Superdry, the British fashion brand known for its vintage American and Japanese-inspired clothing, announced on Thursday that CEO Julian Dunkerton, who also happens to be the company’s largest shareholder with a 26% stake, has decided against making an offer to buy the company.
This decision comes amidst discussions about various strategic options aimed at addressing the company’s financial challenges, including the possibility of Dunkerton purchasing the shares he does not own.
Despite the withdrawal of a potential buyout bid, Superdry, and Dunkerton remain open to exploring other strategic alternatives.
The company highlighted ongoing discussions with Dunkerton about different structures that could support Superdry’s recovery, one of which includes a potential equity raise underwritten by Dunkerton himself.
“The company remains in discussions with Julian Dunkerton in respect of alternative structures, including a possible equity raise fully underwritten by Julian Dunkerton,” stated Superdry.
Dunkerton has suggested that if an equity raise were to happen, it would likely occur at a “very material discount” to the current market value of Superdry’s shares.

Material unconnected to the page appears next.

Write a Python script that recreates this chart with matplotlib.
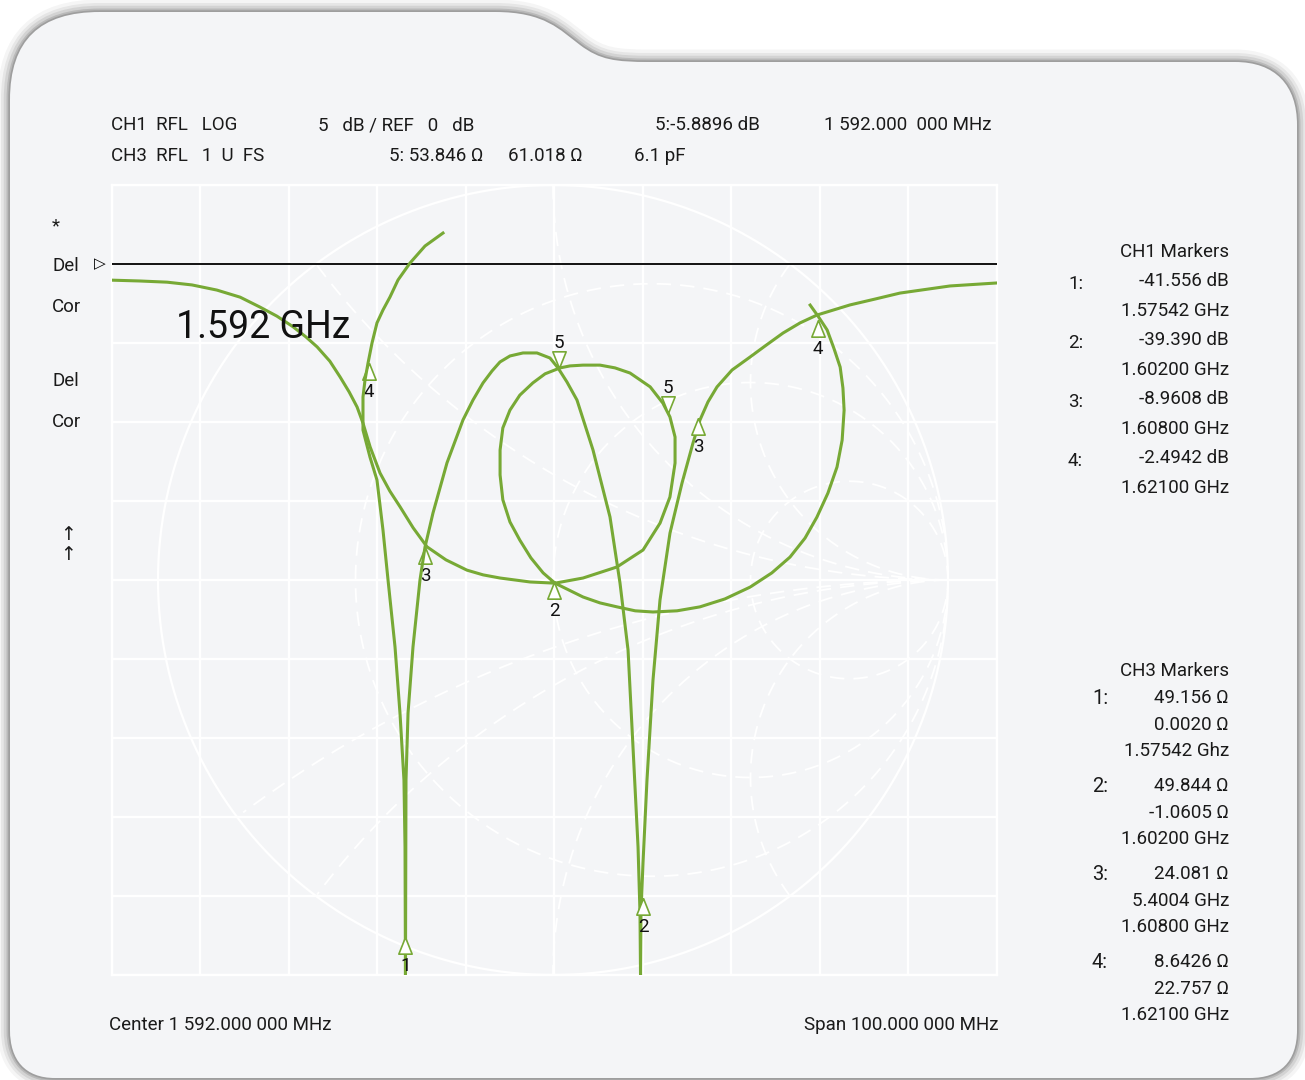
import numpy as np
import matplotlib.pyplot as plt
import matplotlib.transforms as mtransforms
from matplotlib.path import Path
from matplotlib.patches import PathPatch

plt.rcParams['font.family'] = ['Roboto', 'DejaVu Sans']

W, H = 1305, 1080
GREEN = '#77a935'
CARD = '#f4f5f7'

# ---- CH1 trace: log magnitude, frequency (MHz) and level (dB)
ch1_freq = [1579.40, 1577.37, 1575.67, 1574.32, 1573.41, 1572.62, 1571.94, 1571.38,
            1570.93, 1570.59, 1570.36, 1570.36, 1571.15,
            1571.94, 1572.62, 1573.19, 1573.98, 1574.54, 1574.99, 1575.11, 1575.16,
            1575.22, 1575.45, 1576.01, 1576.80, 1577.37, 1578.27, 1579.85, 1581.66,
            1582.79, 1583.92, 1584.94, 1585.84, 1586.97, 1588.44, 1590.02, 1591.49,
            1592.40, 1593.41, 1594.54, 1596.35,
            1598.27, 1599.40, 1600.31, 1600.87, 1601.44, 1601.66, 1601.72, 1601.77,
            1602.00, 1602.45, 1603.13, 1603.92, 1605.05, 1606.41, 1607.65, 1608.44,
            1609.34, 1610.36, 1612.06, 1614.09, 1615.79, 1617.82, 1619.74, 1621.66,
            1625.39, 1628.21, 1631.04, 1636.69, 1642.00]
ch1_db = [1.96, 1.14, 0.06, -1.01, -2.09, -2.91, -3.73, -5.00,
          -6.27, -7.34, -8.42, -10.51, -12.22,
          -13.67, -16.84, -20.00, -24.24, -28.42, -32.66, -36.90, -45.00,
          -32.66, -28.42, -24.24, -20.00, -17.91, -15.76, -12.59, -9.87,
          -8.61, -7.53, -6.77, -6.20, -5.82, -5.63, -5.63, -5.95,
          -6.58, -7.47, -8.61, -11.77,
          -16.01, -20.19, -24.43, -30.57, -36.90, -41.08, -45.00, -41.08,
          -37.91, -32.66, -26.33, -21.27, -17.03, -13.86, -11.33, -9.87,
          -8.73, -7.78, -6.71, -5.89, -5.19, -4.37, -3.73, -3.23,
          -2.59, -2.22, -1.84, -1.39, -1.20]

# ---- CH3 trace: Smith chart, reflection coefficient (real, imaginary)
ch3_re = [-1.114, -1.046, -0.977, -0.914, -0.851, -0.792, -0.742, -0.699, -0.658,
          -0.625, -0.597, -0.565, -0.539, -0.516, -0.496, -0.481, -0.463, -0.438,
          -0.413, -0.387, -0.354, -0.319, -0.271, -0.218, -0.177, -0.134, -0.058,
          0.005,
          0.076, 0.162, 0.228, 0.271, 0.296, 0.309, 0.309, 0.296, 0.278, 0.246,
          0.195, 0.157, 0.119, 0.076, 0.043, 0.018, -0.020, -0.051, -0.084, -0.109,
          -0.127, -0.134, -0.134, -0.127, -0.109, -0.084, -0.056, -0.025, 0.005,
          0.076, 0.119, 0.162, 0.208, 0.253, 0.314, 0.372, 0.435, 0.499, 0.554,
          0.600, 0.638, 0.668, 0.696, 0.719, 0.732, 0.737, 0.734, 0.727, 0.711,
          0.694, 0.671, 0.651]
ch3_im = [0.759, 0.757, 0.754, 0.747, 0.734, 0.716, 0.691, 0.668, 0.641,
          0.615, 0.590, 0.554, 0.514, 0.476, 0.438, 0.397, 0.337, 0.271,
          0.225, 0.185, 0.132, 0.084, 0.051, 0.025, 0.013, 0.005, -0.005,
          -0.008,
          0.005, 0.033, 0.076, 0.144, 0.210, 0.296, 0.362, 0.413, 0.448, 0.489,
          0.524, 0.537, 0.544, 0.544, 0.542, 0.537, 0.522, 0.499, 0.468, 0.430,
          0.385, 0.329, 0.266, 0.203, 0.147, 0.101, 0.056, 0.018, -0.008,
          -0.043, -0.058, -0.068, -0.078, -0.081, -0.078, -0.068, -0.048, -0.018, 0.018,
          0.058, 0.106, 0.159, 0.220, 0.286, 0.354, 0.430, 0.486, 0.539, 0.587,
          0.633, 0.668, 0.696]

# ---- markers
ch1_mk_label = ['1', '2', '3', '4', '5']
ch1_mk_freq = [1575.16, 1602.00, 1608.21, 1621.77, 1592.51]
ch1_mk_db = [-42.59, -40.13, -9.75, -3.54, -6.58]
ch1_mk_down = [False, False, False, False, True]

ch3_mk_label = ['2', '3', '4', '5']
ch3_mk_re = [0.003, -0.324, -0.466, 0.291]
ch3_mk_im = [-0.005, 0.084, 0.549, 0.423]
ch3_mk_down = [False, False, False, True]

ch1_readout = [('1:', '-41.556 dB', '1.57542 GHz'),
               ('2:', '-39.390 dB', '1.60200 GHz'),
               ('3:', '-8.9608 dB', '1.60800 GHz'),
               ('4:', '-2.4942 dB', '1.62100 GHz')]
ch3_readout = [('1:', '49.156 Ω', '0.0020 Ω', '1.57542 Ghz'),
               ('2:', '49.844 Ω', '-1.0605 Ω', '1.60200 GHz'),
               ('3:', '24.081 Ω', '5.4004 GHz', '1.60800 GHz'),
               ('4:', '8.6426 Ω', '22.757 Ω', '1.62100 GHz')]

center_mhz = 1592.0
span_mhz = 100.0
ref_db = 0.0
db_per_div = 5.0

# smith grid circles
r_circles = [1 / 3, 1.0, 3.0]
x_arcs = [0.5, 1.0, 2.0, -0.5, -1.0, -2.0, -1 / 3]

fig = plt.figure(figsize=(W / 100, H / 100), dpi=100, facecolor='white')

# ---- background card (pixel coordinates)
bg = fig.add_axes([0, 0, 1, 1])
bg.set_xlim(0, W)
bg.set_ylim(H, 0)
bg.axis('off')
verts = [(10, 1030), (10, 100),
         (10, 40), (40, 12), (100, 12),
         (495, 12),
         (545, 12), (560, 30), (580, 45),
         (600, 60), (615, 62), (650, 62),
         (1235, 62),
         (1275, 62), (1297, 85), (1297, 125),
         (1297, 1030),
         (1297, 1062), (1280, 1078), (1250, 1078),
         (55, 1078),
         (25, 1078), (10, 1060), (10, 1030),
         (10, 1030)]
codes = [Path.MOVETO, Path.LINETO,
         Path.CURVE4, Path.CURVE4, Path.CURVE4,
         Path.LINETO,
         Path.CURVE4, Path.CURVE4, Path.CURVE4,
         Path.CURVE4, Path.CURVE4, Path.CURVE4,
         Path.LINETO,
         Path.CURVE4, Path.CURVE4, Path.CURVE4,
         Path.LINETO,
         Path.CURVE4, Path.CURVE4, Path.CURVE4,
         Path.LINETO,
         Path.CURVE4, Path.CURVE4, Path.CURVE4,
         Path.CLOSEPOLY]
card = Path(verts, codes)
for lw, a in [(18, 0.04), (13, 0.06), (9, 0.08), (5, 0.12), (2.5, 0.14)]:
    bg.add_patch(PathPatch(card, facecolor='none', edgecolor='black', lw=lw, alpha=a,
                           joinstyle='round'))
bg.add_patch(PathPatch(card, facecolor=CARD, edgecolor='none'))

pos = [112 / W, 1 - 975 / H, 885 / W, 790 / H]
xlim = (center_mhz - span_mhz / 2, center_mhz + span_mhz / 2)
ylim = (ref_db - 9 * db_per_div, ref_db + db_per_div)

# ---- grid axes
ax = fig.add_axes(pos)
ax.set_facecolor('none')
ax.set_xlim(xlim)
ax.set_ylim(ylim)
ax.set_xticks(np.arange(xlim[0], xlim[1] + 1, span_mhz / 10))
ax.set_yticks(np.arange(ylim[0], ylim[1] + 1, db_per_div))
ax.grid(True, color='white', lw=1.7)
ax.tick_params(length=0, labelbottom=False, labelleft=False)
for s in ax.spines.values():
    s.set_color('white')
    s.set_linewidth(1.7)

# ---- smith axes
axs = fig.add_axes(pos)
axs.set_facecolor('none')
axs.set_xlim(-441 / 395, 444 / 395)
axs.set_ylim(-1, 1)
axs.axis('off')
t = np.linspace(0, 2 * np.pi, 721)
axs.plot(np.cos(t), np.sin(t), color='white', lw=1.6)
for r in r_circles:
    c, rad = r / (1 + r), 1 / (1 + r)
    axs.plot(c + rad * np.cos(t), rad * np.sin(t), color='white', lw=1.3,
             ls=(0, (8, 5)))
for xv in x_arcs:
    rad = 1 / abs(xv)
    px = 1 + rad * np.cos(t)
    py = 1 / xv + rad * np.sin(t)
    inside = px ** 2 + py ** 2 <= 1.0001
    px = np.where(inside, px, np.nan)
    py = np.where(inside, py, np.nan)
    axs.plot(px, py, color='white', lw=1.3, ls=(0, (8, 5)))
axs.plot(ch3_re, ch3_im, color=GREEN, lw=2.2, zorder=5, solid_joinstyle='round')

up_tri = [(0, 0), (-0.4, -1), (0.4, -1), (0, 0)]
down_tri = [(0, 0), (-0.4, 1), (0.4, 1), (0, 0)]


def draw_markers(axis, xs, ys, labels, downs):
    for x, y, lab, d in zip(xs, ys, labels, downs):
        axis.plot([x], [y], marker=down_tri if d else up_tri, ms=24, mfc='white',
                  mec=GREEN, mew=1.2, ls='none', zorder=6)
        axis.annotate(lab, (x, y), xytext=(0, 18 if d else -21),
                      textcoords='offset points', ha='center', va='center',
                      fontsize=13.5, color='#111111', zorder=7)


draw_markers(axs, ch3_mk_re, ch3_mk_im, ch3_mk_label, ch3_mk_down)

# ---- CH1 axes on top
axc = fig.add_axes(pos)
axc.set_facecolor('none')
axc.set_xlim(xlim)
axc.set_ylim(ylim)
axc.axis('off')
axc.axhline(ref_db, color='#111111', lw=1.4, zorder=3)
tr = mtransforms.blended_transform_factory(axc.transAxes, axc.transData)
axc.text(-0.0135, ref_db, '▷', transform=tr, ha='center', va='center', fontsize=11,
         family='DejaVu Sans')
axc.plot(ch1_freq, ch1_db, color=GREEN, lw=2.2, zorder=5, solid_joinstyle='round')
draw_markers(axc, ch1_mk_freq, ch1_mk_db, ch1_mk_label, ch1_mk_down)
axc.text(176, 338, '1.592 GHz', fontsize=27, transform=bg.transData, va='baseline',
         color='#111111')

# ---- texts
fs = 13.5
tc = '#1a1a1a'


def txt(x, y, s, ha='left', size=fs):
    bg.text(x, y, s, ha=ha, va='baseline', fontsize=size, color=tc)


txt(111, 130, 'CH1  RFL   LOG')
txt(318, 130, '5   dB / REF   0   dB')
txt(655, 130, '5:-5.8896 dB')
txt(824, 130, '1 592.000  000 MHz')
txt(111, 161, 'CH3  RFL   1  U  FS')
txt(389, 161, '5: 53.846 Ω')
txt(508, 161, '61.018 Ω')
txt(634, 161, '6.1 pF')

txt(52, 231, '*')
txt(52, 271, 'Del')
txt(52, 312, 'Cor')
txt(52, 386, 'Del')
txt(52, 427, 'Cor')
txt(68, 540, '↑', ha='center')
txt(68, 560, '↑', ha='center')

txt(109, 1030, 'Center 1 592.000 000 MHz')
txt(998, 1030, 'Span 100.000 000 MHz', ha='right')

txt(1229, 257, 'CH1 Markers', ha='right')
y = 286
for idx, val, freq in ch1_readout:
    txt(1068, y + 3, idx)
    txt(1229, y, val, ha='right')
    txt(1229, y + 30, freq, ha='right')
    y += 59

txt(1229, 676, 'CH3 Markers', ha='right')
y = 703
for idx, a, b, c in ch3_readout:
    txt(1092, y + 1, idx, size=14.5)
    txt(1229, y, a, ha='right')
    txt(1229, y + 26.5, b, ha='right')
    txt(1229, y + 53, c, ha='right')
    y += 88

fig.savefig('out.png', dpi=100, facecolor='white')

Both Dunkerton and the company have released identical statements indicating that a takeover bid might not be in the best interest of shareholders and stakeholders, believing that the ongoing efforts by the company could offer more promising outcomes.
In a move to bolster its financial position and support its turnaround strategy, Superdry also disclosed an agreement to extend and increase its loan facility with Hilco Capital by up to £20 million ($25.3 million), extending the term by six months.
Additionally, Giles David, who assumed the role of interim finance chief in January, has been appointed to the operational board to contribute to the turnaround efforts and further discussions with Dunkerton.
Superdry’s stock had already seen a decline of about 5% on Thursday prior to these announcements, reflecting a year-to-date loss of approximately 16%.
The company had previously warned in January of challenging market conditions persisting in the near term, following a difficult holiday trading period.